The other decision that quietly slows this window down is whether to offer a payment plan from day one or wait until there is proof the full price converts on its own. There is no wrong answer here, but deciding it now rather than mid-launch avoids having to rebuild your checkout flow under pressure later, when you are also trying to answer early student questions and watch your first few sales come in at the same time.
Week 7 onward: the first small launch, and the actual first sale
The first sale rarely comes from a big public launch, it usually comes from a small group of 20 to 50 warm people, often past clients, followers who have engaged for months, or people from the validation conversations in week one who asked to be told when it was ready to buy. Getting the first 100 students without paid ads is a slower, more relationship-driven process than most people expect walking in, and the first sale specifically tends to land somewhere between week 7 and week 10 for someone moving at a reasonable, non-rushed pace, not because the content took that long but because trust and timing both need to line up at the same moment.

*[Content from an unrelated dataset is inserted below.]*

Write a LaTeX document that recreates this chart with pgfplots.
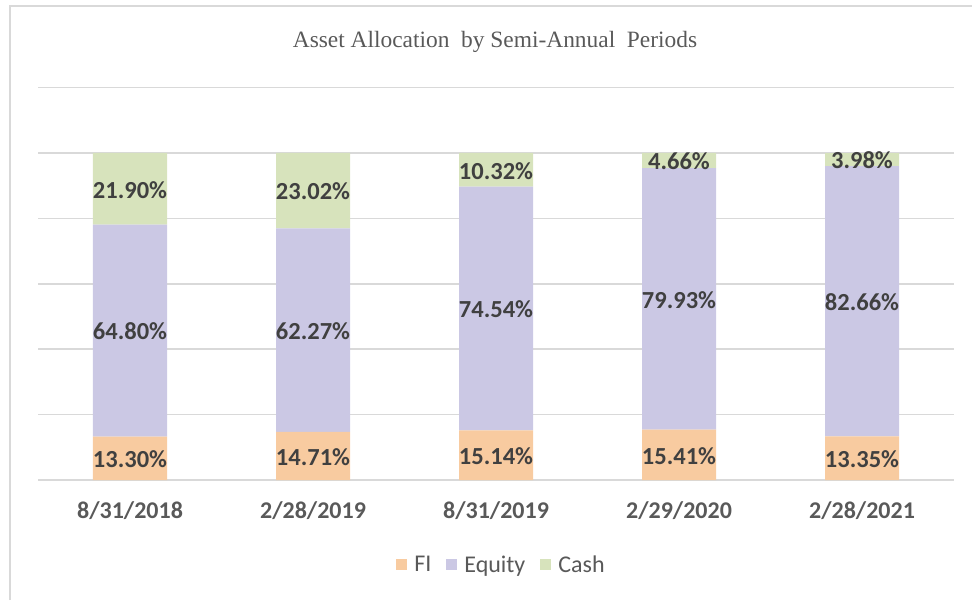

Not every one of those first 20 to 50 warm people converts either, and that is normal, the realistic expectation for a first small launch to an already-warm group sits somewhere between 15 and 30 percent, not the far higher numbers sometimes claimed in launch case studies that quietly leave out how long the warming-up period actually took before the cart ever opened.
Why the real number is a range, not a date
Anyone promising a fixed number of days from idea to first sale is selling a template, not a timeline, because the actual variable is rarely the building itself, it is how warm the audience already was before day one started. A creator with an existing email list of 2,000 engaged people can compress this entire process into three or four weeks, while someone starting completely cold, with no list and no existing trust, is realistically looking at two to three months even while moving efficiently and without wasting time. Neither pace is wrong, and the mistake most people make is comparing their own week 3 to someone else's week 10 highlight post without knowing which starting point that other person actually had going in.
The honest version of this timeline is not as clean as a 30-day challenge graphic, but it is more useful, because it tells you which phase you are actually in right now, whether you are still validating, still building, or sitting right before that first sale wondering why it has not happened yet, when the truth is you might just be in week 8 of a completely normal week 7 to week 10 window that every creator passes through in their own time.